Why Does Matthew Not Overtly Criticise the Roman Occupation?

 

An exchange with John Riches who was
Professor of Divinity and Biblical Criticism
at Glasgow University.
He is now Emeritus Professor.

 

Professor Riches argues that the absence in Matthew’s Gospel of overt criticism of Rome should be put down to the writer’s understandable trepidation. However, is this notable absence of overt criticism – occurring not just in Matthew’s gospel but the New Testament as a whole – to be explained by fear? Should it not rather be understood as largely stemming from the Bible’s god-of-the-marginals strategy in which Israel was supposed to operate as God’s light to lighten the Gentiles? In such a context Rome, as the civilisational (Gentile) power in place, was an irrelevance pertaining to the problem rather than its solution. This being the case is it surprising that Jesus is described as strategically ignoring Rome and that the New Testament writers followed suit?

In a correspondence about Jesus’ remark ‘I was not sent but to the lost sheep of the house of Israel’ which Matthew adds as a rider to Mark’s story of the Syro-Phoenician woman John Riches made this particular point: 


‘… one wants to pick up the perhaps quite subtly stated critique of Empire that’s to be read between the lines in Matthew. For, as a Jew post 70 you knew what Romans did to rebellious Jews and it wasn’t nice. So maybe you spent a lot of time showing that Jesus was basically only interested in intra-Jewish matters (not dangerous unless leading to serious unrest) and then slipped in a bit at the end (by which stage the censor had given up?) about all authority on heaven and earth being given to Jews!’
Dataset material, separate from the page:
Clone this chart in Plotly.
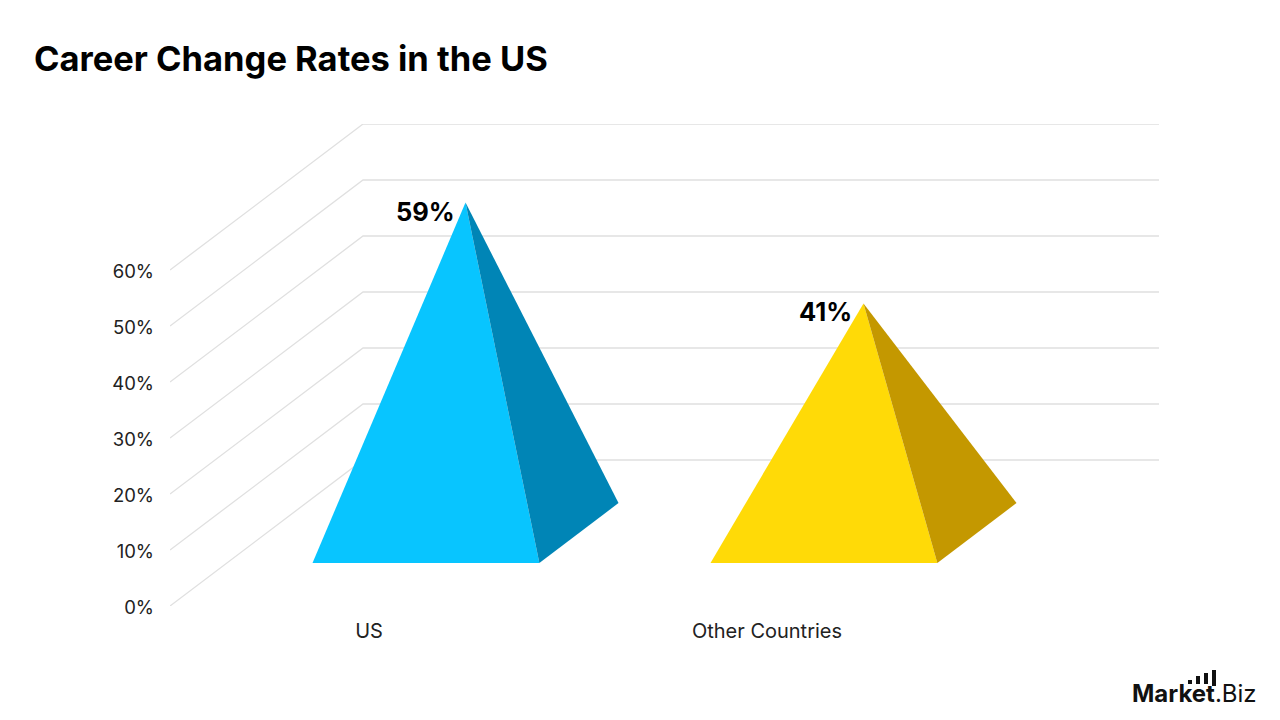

I replied to John in the following terms:


I am happy for the purposes of this discussion to go along with your idea that a critique of Empire may exist in Matthew’s Gospel. However, I can’t for the life of me see how this particular phrase ‘I was not sent but to the lost sheep of the house of Israel’ can be explained by such an hypothesis. The phrase certainly constitutes a Matthean addition included for the benefit of his readers since it would have meant nothing to a foreigner like the Syro-Phoenician woman. To Jewish readers of Matthew’s Gospel it would have been full of meaning. They would instantly have seen ‘lost sheep’ as referring to the majority in Israel who, as a result of God’s delay in bringing in the kingdom, had begun to despair and forsake the covenant. And they would have perfectly understood that Jesus, as one who had taken on the job of leading Israel to fulfil her role as the light to lighten the Gentiles would have had to begin by concentrating exclusively on leading this majority back to the grind-stone. Given this situation it seems to me clear that Matthew is using Mark’s story to make the very same point about Jesus’ light-to-lighten-the-Gentiles strategy that Mark himself had sought to make. All he does in adding the phrase about lost sheep is to highlight this point for his own Jewish readers.


Given that Mark’s story and Matthew’s explanatory ‘lost sheep’ phrase together offer a perfectly straightforward and powerful expression of Jesus’ intra-Jewish ‘light to lighten the Gentiles’ strategy  I cannot for the life of me see why you should find it necessary to undermine this strategy by trying to make out that, reading between the lines, one can see that Matthew was also using the whole scenario for his own secondary and somewhat complicated, anti-Empire, strategic purposes. I say this not only for textual reasons but also as a grass-roots militant. The fact is that if as an ideological militant you start worrying about censors you never get anywhere since you find yourself hiding precisely what you wish to reveal (see Jesus’ stricture about lighting a lamp and then hiding it under the bed!). History shows that the only militants who get anywhere are those who are brave and who are prepared to confront the storm … without taking unnecessary risks of course. If you will forgive me for saying so your Matthew appears to me to be the creation of a comfortable, liberal academic who has no experience of what ideological militancy is like in the raw. He is someone who in real life would never have got anywhere. The early Christians proved remarkably effective not because they worried about Roman censors but precisely because they didn’t, often losing their lives as a consequence, or so the story goes!